- [Your task]: Set all the material down again unchanged, without the pictures.
[Begin Supplied information]
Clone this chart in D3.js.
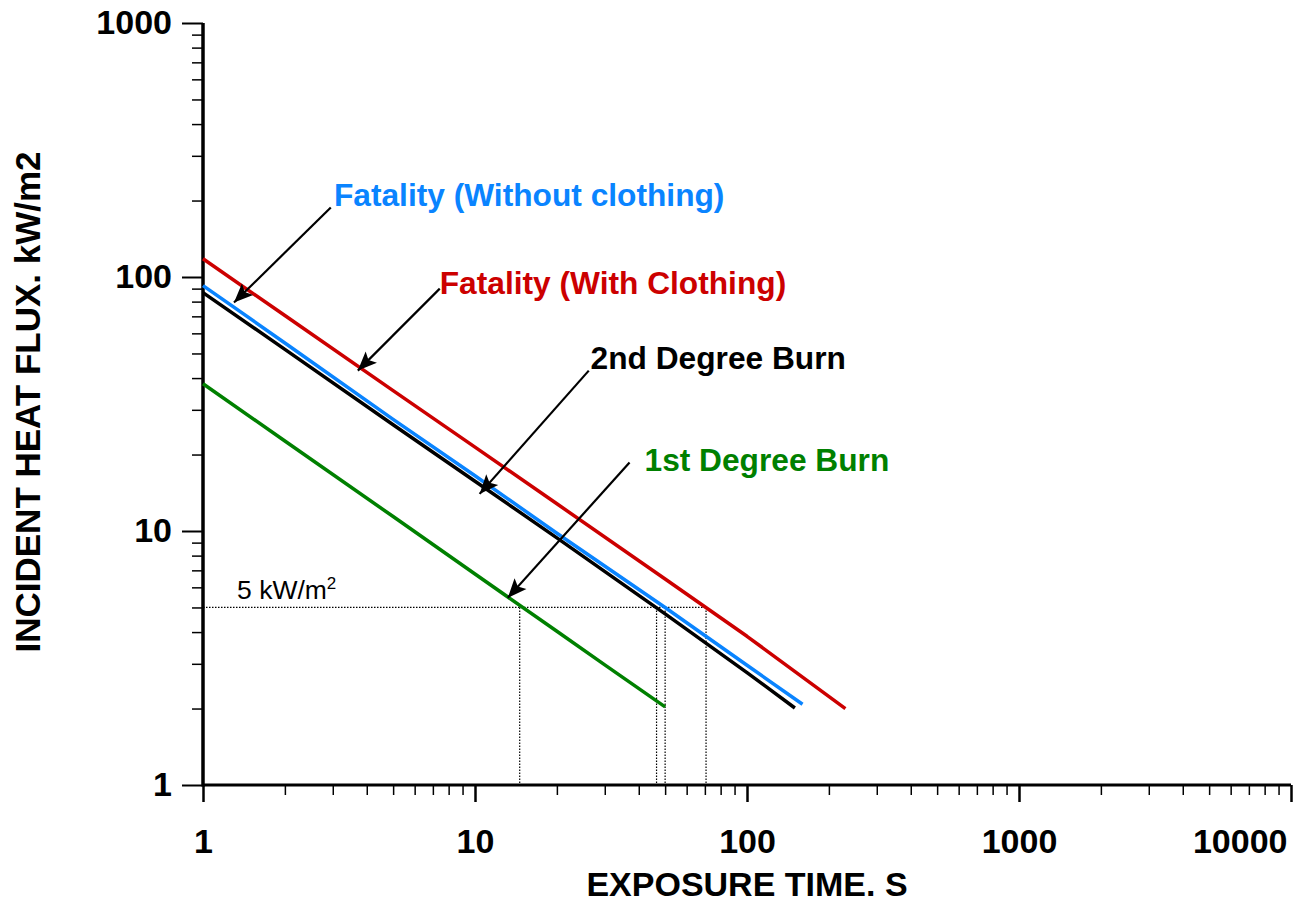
<!DOCTYPE html>
<html>
<head>
<meta charset="utf-8">
<script src="https://cdn.jsdelivr.net/npm/d3@7/dist/d3.min.js"></script>
<style>
  html, body { margin: 0; padding: 0; background: #fff; }
  svg { display: block; font-family: "Liberation Sans", Arial, Helvetica, sans-serif; }
</style>
</head>
<body>
<svg id="chart" width="1306" height="905"></svg>
<script>
// ---- data ----
const timeRed   = [1, 2, 5, 10, 20, 50, 100, 230];
const fatalityWithClothing    = [118, 70.5, 35.7, 21.4, 12.8, 6.47, 3.85, 2.0];
const timeBlue  = [1, 2, 5, 10, 20, 50, 100, 160];
const fatalityWithoutClothing = [92.5, 55, 27.5, 16.5, 9.8, 5.0, 2.96, 2.08];
const timeBlack = [1, 2, 5, 10, 20, 50, 100, 150];
const secondDegreeBurn        = [86.8, 51.9, 26.2, 15.7, 9.4, 4.72, 2.77, 2.01];
const timeGreen = [1, 2, 5, 10, 20, 30, 50];
const firstDegreeBurn         = [38, 22.6, 11.4, 6.77, 4.03, 2.97, 2.03];

const refFlux = 5;                          // 5 kW/m2 reference line
const refTimes = [14.6, 46.5, 50, 70.7];    // exposure times at 5 kW/m2

const xMajorTicks = [1, 10, 100, 1000, 10000];
const yMajorTicks = [1, 10, 100, 1000];
const xTickLabels = ["1", "10", "100", "1000", "10000"];
const yTickLabels = ["1", "10", "100", "1000"];

const xTitle = "EXPOSURE TIME. S";
const yTitle = "INCIDENT HEAT FLUX. kW/m2";

// annotation labels
const labelTexts  = ["Fatality (Without clothing)", "Fatality (With Clothing)", "2nd Degree Burn", "1st Degree Burn"];
const labelT      = [3.03, 7.42, 26.6, 42.0];
const labelQ      = [191, 86, 43.6, 17.3];
// arrows: from (t0,q0) to (t1,q1)
const arrowT0 = [2.95, 7.42, 26.2, 37.0];
const arrowQ0 = [187.7, 90, 42.8, 18.6];
const arrowT1 = [1.30, 3.71, 10.4, 13.2];
const arrowQ1 = [79.3, 42.8, 14.0, 5.46];

// ---- drawing ----
const colors = { red: "#cc0000", blue: "#0a84ff", black: "#000000", green: "#008000" };
const labelColors = [colors.blue, colors.red, colors.black, colors.green];
const FONT = "Liberation Sans, Arial, sans-serif";

const svg = d3.select("#chart");
const x = d3.scaleLog().domain([1, 10000]).range([203, 1291]);
const y = d3.scaleLog().domain([1, 1000]).range([785, 23]);

const minorX = [];
for (let d = 1; d < 10000; d *= 10) for (let k = 2; k <= 9; k++) minorX.push(d * k);
const minorY = [];
for (let d = 1; d < 1000; d *= 10) for (let k = 2; k <= 9; k++) minorY.push(d * k);

// minor ticks
svg.append("g").attr("transform", `translate(0,${y(1)})`)
  .call(d3.axisBottom(x).tickValues(minorX).tickSize(10).tickFormat(""))
  .call(g => g.select(".domain").remove())
  .call(g => g.selectAll("line").attr("stroke", "#000").attr("stroke-width", 1.5));
svg.append("g").attr("transform", `translate(${x(1)},0)`)
  .call(d3.axisLeft(y).tickValues(minorY).tickSize(11).tickFormat(""))
  .call(g => g.select(".domain").remove())
  .call(g => g.selectAll("line").attr("stroke", "#000").attr("stroke-width", 1.5));

// major ticks + labels
svg.append("g").attr("transform", `translate(0,${y(1)})`)
  .call(d3.axisBottom(x).tickValues(xMajorTicks).tickSize(17).tickPadding(27)
        .tickFormat((d, i) => xTickLabels[i]))
  .call(g => g.select(".domain").remove())
  .call(g => g.selectAll("line").attr("stroke", "#000").attr("stroke-width", 2.5))
  .call(g => g.selectAll("text").attr("fill", "#000").attr("font-size", 34)
        .attr("font-weight", "bold").attr("font-family", FONT)
        .attr("text-anchor", (d, i) => i === xMajorTicks.length - 1 ? "end" : "middle")
        .attr("dx", (d, i) => i === xMajorTicks.length - 1 ? -4 : 0));
svg.append("g").attr("transform", `translate(${x(1)},0)`)
  .call(d3.axisLeft(y).tickValues(yMajorTicks).tickSize(21).tickPadding(10)
        .tickFormat((d, i) => yTickLabels[i]))
  .call(g => g.select(".domain").remove())
  .call(g => g.selectAll("line").attr("stroke", "#000").attr("stroke-width", 2))
  .call(g => g.selectAll("text").attr("fill", "#000").attr("font-size", 34)
        .attr("font-weight", "bold").attr("font-family", FONT));

// axis lines
svg.append("line").attr("x1", x(1)).attr("x2", x(10000)).attr("y1", y(1)).attr("y2", y(1))
  .attr("stroke", "#000").attr("stroke-width", 3);
svg.append("line").attr("x1", x(1)).attr("x2", x(1)).attr("y1", y(1) + 1.5).attr("y2", y(1000))
  .attr("stroke", "#000").attr("stroke-width", 3.5);

// reference dotted lines
const dotted = svg.append("g").attr("stroke", "#000").attr("stroke-width", 1.2)
  .attr("stroke-dasharray", "1.5,1.5").attr("fill", "none");
dotted.append("line").attr("x1", x(1)).attr("x2", x(d3.max(refTimes)))
  .attr("y1", y(refFlux)).attr("y2", y(refFlux));
refTimes.forEach(t => {
  dotted.append("line").attr("x1", x(t)).attr("x2", x(t)).attr("y1", y(refFlux)).attr("y2", y(1));
});

// curves
const line = d3.line().x(d => x(d[0])).y(d => y(d[1]));
const series = [
  [timeRed, fatalityWithClothing, colors.red],
  [timeGreen, firstDegreeBurn, colors.green],
  [timeBlack, secondDegreeBurn, colors.black],
  [timeBlue, fatalityWithoutClothing, colors.blue]
];
series.forEach(([ts, vs, c]) => {
  svg.append("path").datum(ts.map((t, i) => [t, vs[i]]))
    .attr("d", line).attr("fill", "none").attr("stroke", c)
    .attr("stroke-width", 3.5).attr("stroke-linejoin", "round");
});

// arrows
svg.append("defs").append("marker")
  .attr("id", "ah").attr("markerUnits", "userSpaceOnUse")
  .attr("viewBox", "-20 -9 22 18").attr("refX", 0).attr("refY", 0)
  .attr("markerWidth", 22).attr("markerHeight", 18).attr("orient", "auto")
  .append("path").attr("d", "M0,0 L-19,-8 L-15,0 L-19,8 Z").attr("fill", "#000");
arrowT0.forEach((t0, i) => {
  svg.append("line")
    .attr("x1", x(t0)).attr("y1", y(arrowQ0[i]))
    .attr("x2", x(arrowT1[i])).attr("y2", y(arrowQ1[i]))
    .attr("stroke", "#000").attr("stroke-width", 2.2).attr("marker-end", "url(#ah)");
});

// labels
labelTexts.forEach((txt, i) => {
  svg.append("text").attr("x", x(labelT[i])).attr("y", y(labelQ[i]))
    .attr("fill", labelColors[i]).attr("font-size", 31.7).attr("font-weight", "bold")
    .text(txt);
});

// 5 kW/m2 label
const refLbl = svg.append("text").attr("x", x(1.334)).attr("y", y(5.4))
  .attr("font-size", 26.5).attr("fill", "#000");
refLbl.append("tspan").text("5 kW/m");
refLbl.append("tspan").attr("font-size", 17).attr("dy", -10).text("2");

// axis titles
svg.append("text").attr("x", x(100)).attr("y", 896).attr("text-anchor", "middle")
  .attr("font-size", 34).attr("font-weight", "bold").attr("fill", "#000").text(xTitle);
svg.append("text").attr("transform", `translate(40,402) rotate(-90)`)
  .attr("text-anchor", "middle")
  .attr("font-size", 35).attr("font-weight", "bold").attr("fill", "#000").text(yTitle);
</script>
</body>
</html>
[End Supplied information]
- [Full answer]:
Clone this chart in D3.js.
<!DOCTYPE html>
<html>
<head>
<meta charset="utf-8">
<script src="https://cdn.jsdelivr.net/npm/d3@7/dist/d3.min.js"></script>
<style>
  html, body { margin: 0; padding: 0; background: #fff; }
  svg { display: block; font-family: "Liberation Sans", Arial, Helvetica, sans-serif; }
</style>
</head>
<body>
<svg id="chart" width="1306" height="905"></svg>
<script>
// ---- data ----
const timeRed   = [1, 2, 5, 10, 20, 50, 100, 230];
const fatalityWithClothing    = [118, 70.5, 35.7, 21.4, 12.8, 6.47, 3.85, 2.0];
const timeBlue  = [1, 2, 5, 10, 20, 50, 100, 160];
const fatalityWithoutClothing = [92.5, 55, 27.5, 16.5, 9.8, 5.0, 2.96, 2.08];
const timeBlack = [1, 2, 5, 10, 20, 50, 100, 150];
const secondDegreeBurn        = [86.8, 51.9, 26.2, 15.7, 9.4, 4.72, 2.77, 2.01];
const timeGreen = [1, 2, 5, 10, 20, 30, 50];
const firstDegreeBurn         = [38, 22.6, 11.4, 6.77, 4.03, 2.97, 2.03];

const refFlux = 5;                          // 5 kW/m2 reference line
const refTimes = [14.6, 46.5, 50, 70.7];    // exposure times at 5 kW/m2

const xMajorTicks = [1, 10, 100, 1000, 10000];
const yMajorTicks = [1, 10, 100, 1000];
const xTickLabels = ["1", "10", "100", "1000", "10000"];
const yTickLabels = ["1", "10", "100", "1000"];

const xTitle = "EXPOSURE TIME. S";
const yTitle = "INCIDENT HEAT FLUX. kW/m2";

// annotation labels
const labelTexts  = ["Fatality (Without clothing)", "Fatality (With Clothing)", "2nd Degree Burn", "1st Degree Burn"];
const labelT      = [3.03, 7.42, 26.6, 42.0];
const labelQ      = [191, 86, 43.6, 17.3];
// arrows: from (t0,q0) to (t1,q1)
const arrowT0 = [2.95, 7.42, 26.2, 37.0];
const arrowQ0 = [187.7, 90, 42.8, 18.6];
const arrowT1 = [1.30, 3.71, 10.4, 13.2];
const arrowQ1 = [79.3, 42.8, 14.0, 5.46];

// ---- drawing ----
const colors = { red: "#cc0000", blue: "#0a84ff", black: "#000000", green: "#008000" };
const labelColors = [colors.blue, colors.red, colors.black, colors.green];
const FONT = "Liberation Sans, Arial, sans-serif";

const svg = d3.select("#chart");
const x = d3.scaleLog().domain([1, 10000]).range([203, 1291]);
const y = d3.scaleLog().domain([1, 1000]).range([785, 23]);

const minorX = [];
for (let d = 1; d < 10000; d *= 10) for (let k = 2; k <= 9; k++) minorX.push(d * k);
const minorY = [];
for (let d = 1; d < 1000; d *= 10) for (let k = 2; k <= 9; k++) minorY.push(d * k);

// minor ticks
svg.append("g").attr("transform", `translate(0,${y(1)})`)
  .call(d3.axisBottom(x).tickValues(minorX).tickSize(10).tickFormat(""))
  .call(g => g.select(".domain").remove())
  .call(g => g.selectAll("line").attr("stroke", "#000").attr("stroke-width", 1.5));
svg.append("g").attr("transform", `translate(${x(1)},0)`)
  .call(d3.axisLeft(y).tickValues(minorY).tickSize(11).tickFormat(""))
  .call(g => g.select(".domain").remove())
  .call(g => g.selectAll("line").attr("stroke", "#000").attr("stroke-width", 1.5));

// major ticks + labels
svg.append("g").attr("transform", `translate(0,${y(1)})`)
  .call(d3.axisBottom(x).tickValues(xMajorTicks).tickSize(17).tickPadding(27)
        .tickFormat((d, i) => xTickLabels[i]))
  .call(g => g.select(".domain").remove())
  .call(g => g.selectAll("line").attr("stroke", "#000").attr("stroke-width", 2.5))
  .call(g => g.selectAll("text").attr("fill", "#000").attr("font-size", 34)
        .attr("font-weight", "bold").attr("font-family", FONT)
        .attr("text-anchor", (d, i) => i === xMajorTicks.length - 1 ? "end" : "middle")
        .attr("dx", (d, i) => i === xMajorTicks.length - 1 ? -4 : 0));
svg.append("g").attr("transform", `translate(${x(1)},0)`)
  .call(d3.axisLeft(y).tickValues(yMajorTicks).tickSize(21).tickPadding(10)
        .tickFormat((d, i) => yTickLabels[i]))
  .call(g => g.select(".domain").remove())
  .call(g => g.selectAll("line").attr("stroke", "#000").attr("stroke-width", 2))
  .call(g => g.selectAll("text").attr("fill", "#000").attr("font-size", 34)
        .attr("font-weight", "bold").attr("font-family", FONT));

// axis lines
svg.append("line").attr("x1", x(1)).attr("x2", x(10000)).attr("y1", y(1)).attr("y2", y(1))
  .attr("stroke", "#000").attr("stroke-width", 3);
svg.append("line").attr("x1", x(1)).attr("x2", x(1)).attr("y1", y(1) + 1.5).attr("y2", y(1000))
  .attr("stroke", "#000").attr("stroke-width", 3.5);

// reference dotted lines
const dotted = svg.append("g").attr("stroke", "#000").attr("stroke-width", 1.2)
  .attr("stroke-dasharray", "1.5,1.5").attr("fill", "none");
dotted.append("line").attr("x1", x(1)).attr("x2", x(d3.max(refTimes)))
  .attr("y1", y(refFlux)).attr("y2", y(refFlux));
refTimes.forEach(t => {
  dotted.append("line").attr("x1", x(t)).attr("x2", x(t)).attr("y1", y(refFlux)).attr("y2", y(1));
});

// curves
const line = d3.line().x(d => x(d[0])).y(d => y(d[1]));
const series = [
  [timeRed, fatalityWithClothing, colors.red],
  [timeGreen, firstDegreeBurn, colors.green],
  [timeBlack, secondDegreeBurn, colors.black],
  [timeBlue, fatalityWithoutClothing, colors.blue]
];
series.forEach(([ts, vs, c]) => {
  svg.append("path").datum(ts.map((t, i) => [t, vs[i]]))
    .attr("d", line).attr("fill", "none").attr("stroke", c)
    .attr("stroke-width", 3.5).attr("stroke-linejoin", "round");
});

// arrows
svg.append("defs").append("marker")
  .attr("id", "ah").attr("markerUnits", "userSpaceOnUse")
  .attr("viewBox", "-20 -9 22 18").attr("refX", 0).attr("refY", 0)
  .attr("markerWidth", 22).attr("markerHeight", 18).attr("orient", "auto")
  .append("path").attr("d", "M0,0 L-19,-8 L-15,0 L-19,8 Z").attr("fill", "#000");
arrowT0.forEach((t0, i) => {
  svg.append("line")
    .attr("x1", x(t0)).attr("y1", y(arrowQ0[i]))
    .attr("x2", x(arrowT1[i])).attr("y2", y(arrowQ1[i]))
    .attr("stroke", "#000").attr("stroke-width", 2.2).attr("marker-end", "url(#ah)");
});

// labels
labelTexts.forEach((txt, i) => {
  svg.append("text").attr("x", x(labelT[i])).attr("y", y(labelQ[i]))
    .attr("fill", labelColors[i]).attr("font-size", 31.7).attr("font-weight", "bold")
    .text(txt);
});

// 5 kW/m2 label
const refLbl = svg.append("text").attr("x", x(1.334)).attr("y", y(5.4))
  .attr("font-size", 26.5).attr("fill", "#000");
refLbl.append("tspan").text("5 kW/m");
refLbl.append("tspan").attr("font-size", 17).attr("dy", -10).text("2");

// axis titles
svg.append("text").attr("x", x(100)).attr("y", 896).attr("text-anchor", "middle")
  .attr("font-size", 34).attr("font-weight", "bold").attr("fill", "#000").text(xTitle);
svg.append("text").attr("transform", `translate(40,402) rotate(-90)`)
  .attr("text-anchor", "middle")
  .attr("font-size", 35).attr("font-weight", "bold").attr("fill", "#000").text(yTitle);
</script>
</body>
</html>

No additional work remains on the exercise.